> _Records for the exercise_
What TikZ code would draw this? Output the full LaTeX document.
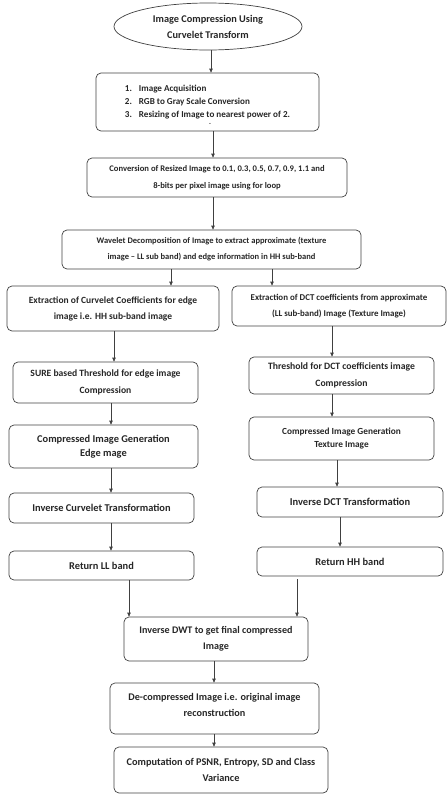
\documentclass[tikz,border=0pt]{standalone}
\usepackage{fontspec}
\setmainfont{Carlito}
\usetikzlibrary{arrows.meta,shapes.geometric}
\tikzset{
  box/.style={draw=black!75, line width=0.7pt, rounded corners=5pt, inner sep=0pt, align=center,
    font=\bfseries\fontsize{8.5}{16}\selectfont, text=black!85},
  txt/.style={inner sep=0pt, align=center, text=black!85},
  fs/.style 2 args={font=\bfseries\fontsize{#1}{#2}\selectfont},
  oval/.style={draw=black!75, line width=0.7pt, ellipse, inner sep=0pt, align=center,
    font=\bfseries\fontsize{10.3}{16}\selectfont, text=black!85},
  arr/.style={draw=black!75, line width=0.7pt, -{Triangle[length=4pt,width=3.5pt]}}
}
\begin{document}
\begin{tikzpicture}[x=1pt,y=-1pt]
\useasboundingbox (0,0) rectangle (447,795);
\node[oval, minimum width=188, minimum height=47] (ell) at (208,26.5) {Image Compression Using\\Curvelet Transform};
\node[box, minimum width=223, minimum height=58, fs={9.1}{13}] (b1) at (207.5,102) {\raisebox{3pt}{\begin{tabular}{@{}l@{\hspace{7pt}}l@{}}1. & Image Acquisition\\ 2. & RGB to Gray Scale Conversion\\ 3. & Resizing of Image to nearest power of 2.\end{tabular}}};
\node[txt, fs={6}{7}] (dot) at (210,124.5) {-};
\node[box, minimum width=260, minimum height=39, fs={8.6}{16.5}] (b2) at (217,177.5) {Conversion of Resized Image to 0.1, 0.3, 0.5, 0.7, 0.9, 1.1 and\\8-bits per pixel image using for loop};
\node[box, minimum width=299, minimum height=39, fs={8.5}{16}] (b3) at (211.5,249.5) {Wavelet Decomposition of Image to extract approximate (texture\\image – LL sub band) and edge information in HH sub-band};
\node[box, minimum width=212, minimum height=45, fs={9.5}{16}] (b4L) at (113,308.5) {Extraction of Curvelet Coefficients for edge\\image i.e. HH sub-band image};
\node[box, minimum width=214, minimum height=40, fs={8.9}{16}] (b4R) at (339,306) {Extraction of DCT coefficients from approximate\\(LL sub-band) Image (Texture Image)};
\node[box, minimum width=185, minimum height=41, fs={9.6}{16.5}] (b5L) at (105.5,382.5) {SURE based Threshold for edge image\\Compression};
\node[box, minimum width=185, minimum height=37, fs={9.7}{16.5}] (b5R) at (341.5,375.5) {Threshold for DCT coefficients image\\Compression};
\node[box, minimum width=189, minimum height=43, fs={10.4}{14.3}] (b6L) at (103.5,446.5) {Compressed Image Generation\\Edge mage};
\node[box, minimum width=185, minimum height=43, fs={9.3}{13.7}] (b6R) at (341.5,438.5) {Compressed Image Generation\\Texture Image};
\node[box, minimum width=185, minimum height=30, fs={10.4}{16}] (b7L) at (101.5,508) {Inverse Curvelet Transformation};
\node[box, minimum width=186, minimum height=30, fs={10.5}{16}] (b7R) at (350,502) {Inverse DCT Transformation};
\node[box, minimum width=185, minimum height=29, fs={10.4}{16}] (b8L) at (101.5,565.5) {Return LL band};
\node[box, minimum width=186, minimum height=29, fs={10.4}{16}] (b8R) at (350,561.5) {Return HH band};
\node[box, minimum width=184, minimum height=44, fs={10.1}{16}] (b9) at (216,639) {Inverse DWT to get final compressed\\Image};
\node[box, minimum width=209, minimum height=51] (b10) at (214.5,708.5) {};
\node[txt, fs={10.2}{16}] (t10) at ([yshift=4pt]b10.center) {De-compressed Image i.e. original image\\reconstruction};
\node[box, minimum width=214, minimum height=46, fs={10.3}{15.3}] (b11) at (221,770) {Computation of PSNR, Entropy, SD and Class\\Variance};
\draw[arr] (ell.south -| 211,0) -- (b1.north -| 211,0);
\draw[arr] (b1.south -| 213,0) -- (b2.north -| 213,0);
\draw[arr] (b2.south -| 213,0) -- (b3.north -| 213,0);
\draw[arr] (b3.south -| 171,0) -- (b4L.north -| 171,0);
\draw[arr] (b3.south -| 272,0) -- (b4R.north -| 272,0);
\draw[arr] (b4L.south -| 114,0) -- (b5L.north -| 114,0);
\draw[arr] (b4R.south -| 332,0) -- (b5R.north -| 332,0);
\draw[arr] (b5L.south -| 111,0) -- (b6L.north -| 111,0);
\draw[arr] (b5R.south -| 332,0) -- (b6R.north -| 332,0);
\draw[arr] (b6L.south -| 111,0) -- (b7L.north -| 111,0);
\draw[arr] (b6R.south -| 337,0) -- (b7R.north -| 337,0);
\draw[arr] (b7L.south -| 111,0) -- (b8L.north -| 111,0);
\draw[arr] (b7R.south -| 340,0) -- (b8R.north -| 340,0);
\draw[arr] (b8L.south -| 129,0) -- (b9.north -| 129,0);
\draw[arr, shorten <=3pt] (b8R.south -| 297,0) -- (b9.north -| 297,0);
\draw[arr] (b9.south -| 214,0) -- (b10.north -| 214,0);
\draw[arr] (b10.south -| 214,0) -- (b11.north -| 214,0);
\end{tikzpicture}
\end{document}
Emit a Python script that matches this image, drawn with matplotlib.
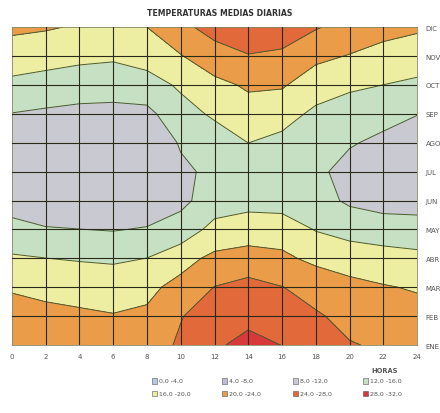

> _Task_
Copy the listing exactly. Any image in it stays out of the copy.

> _In response_
What TikZ code would draw this? Output the full LaTeX document.
\documentclass[tikz,border=0pt]{standalone}
\usepackage{fontspec}
\setmainfont{Carlito}
\usetikzlibrary{arrows.meta,shapes.geometric}
\tikzset{
  box/.style={draw=black!75, line width=0.7pt, rounded corners=5pt, inner sep=0pt, align=center,
    font=\bfseries\fontsize{8.5}{16}\selectfont, text=black!85},
  txt/.style={inner sep=0pt, align=center, text=black!85},
  fs/.style 2 args={font=\bfseries\fontsize{#1}{#2}\selectfont},
  oval/.style={draw=black!75, line width=0.7pt, ellipse, inner sep=0pt, align=center,
    font=\bfseries\fontsize{10.3}{16}\selectfont, text=black!85},
  arr/.style={draw=black!75, line width=0.7pt, -{Triangle[length=4pt,width=3.5pt]}}
}
\begin{document}
\begin{tikzpicture}[x=1pt,y=-1pt]
\useasboundingbox (0,0) rectangle (447,795);
\node[oval, minimum width=188, minimum height=47] (ell) at (208,26.5) {Image Compression Using\\Curvelet Transform};
\node[box, minimum width=223, minimum height=58, fs={9.1}{13}] (b1) at (207.5,102) {\raisebox{3pt}{\begin{tabular}{@{}l@{\hspace{7pt}}l@{}}1. & Image Acquisition\\ 2. & RGB to Gray Scale Conversion\\ 3. & Resizing of Image to nearest power of 2.\end{tabular}}};
\node[txt, fs={6}{7}] (dot) at (210,124.5) {-};
\node[box, minimum width=260, minimum height=39, fs={8.6}{16.5}] (b2) at (217,177.5) {Conversion of Resized Image to 0.1, 0.3, 0.5, 0.7, 0.9, 1.1 and\\8-bits per pixel image using for loop};
\node[box, minimum width=299, minimum height=39, fs={8.5}{16}] (b3) at (211.5,249.5) {Wavelet Decomposition of Image to extract approximate (texture\\image – LL sub band) and edge information in HH sub-band};
\node[box, minimum width=212, minimum height=45, fs={9.5}{16}] (b4L) at (113,308.5) {Extraction of Curvelet Coefficients for edge\\image i.e. HH sub-band image};
\node[box, minimum width=214, minimum height=40, fs={8.9}{16}] (b4R) at (339,306) {Extraction of DCT coefficients from approximate\\(LL sub-band) Image (Texture Image)};
\node[box, minimum width=185, minimum height=41, fs={9.6}{16.5}] (b5L) at (105.5,382.5) {SURE based Threshold for edge image\\Compression};
\node[box, minimum width=185, minimum height=37, fs={9.7}{16.5}] (b5R) at (341.5,375.5) {Threshold for DCT coefficients image\\Compression};
\node[box, minimum width=189, minimum height=43, fs={10.4}{14.3}] (b6L) at (103.5,446.5) {Compressed Image Generation\\Edge mage};
\node[box, minimum width=185, minimum height=43, fs={9.3}{13.7}] (b6R) at (341.5,438.5) {Compressed Image Generation\\Texture Image};
\node[box, minimum width=185, minimum height=30, fs={10.4}{16}] (b7L) at (101.5,508) {Inverse Curvelet Transformation};
\node[box, minimum width=186, minimum height=30, fs={10.5}{16}] (b7R) at (350,502) {Inverse DCT Transformation};
\node[box, minimum width=185, minimum height=29, fs={10.4}{16}] (b8L) at (101.5,565.5) {Return LL band};
\node[box, minimum width=186, minimum height=29, fs={10.4}{16}] (b8R) at (350,561.5) {Return HH band};
\node[box, minimum width=184, minimum height=44, fs={10.1}{16}] (b9) at (216,639) {Inverse DWT to get final compressed\\Image};
\node[box, minimum width=209, minimum height=51] (b10) at (214.5,708.5) {};
\node[txt, fs={10.2}{16}] (t10) at ([yshift=4pt]b10.center) {De-compressed Image i.e. original image\\reconstruction};
\node[box, minimum width=214, minimum height=46, fs={10.3}{15.3}] (b11) at (221,770) {Computation of PSNR, Entropy, SD and Class\\Variance};
\draw[arr] (ell.south -| 211,0) -- (b1.north -| 211,0);
\draw[arr] (b1.south -| 213,0) -- (b2.north -| 213,0);
\draw[arr] (b2.south -| 213,0) -- (b3.north -| 213,0);
\draw[arr] (b3.south -| 171,0) -- (b4L.north -| 171,0);
\draw[arr] (b3.south -| 272,0) -- (b4R.north -| 272,0);
\draw[arr] (b4L.south -| 114,0) -- (b5L.north -| 114,0);
\draw[arr] (b4R.south -| 332,0) -- (b5R.north -| 332,0);
\draw[arr] (b5L.south -| 111,0) -- (b6L.north -| 111,0);
\draw[arr] (b5R.south -| 332,0) -- (b6R.north -| 332,0);
\draw[arr] (b6L.south -| 111,0) -- (b7L.north -| 111,0);
\draw[arr] (b6R.south -| 337,0) -- (b7R.north -| 337,0);
\draw[arr] (b7L.south -| 111,0) -- (b8L.north -| 111,0);
\draw[arr] (b7R.south -| 340,0) -- (b8R.north -| 340,0);
\draw[arr] (b8L.south -| 129,0) -- (b9.north -| 129,0);
\draw[arr, shorten <=3pt] (b8R.south -| 297,0) -- (b9.north -| 297,0);
\draw[arr] (b9.south -| 214,0) -- (b10.north -| 214,0);
\draw[arr] (b10.south -| 214,0) -- (b11.north -| 214,0);
\end{tikzpicture}
\end{document}
Emit a Python script that matches this image, drawn with matplotlib.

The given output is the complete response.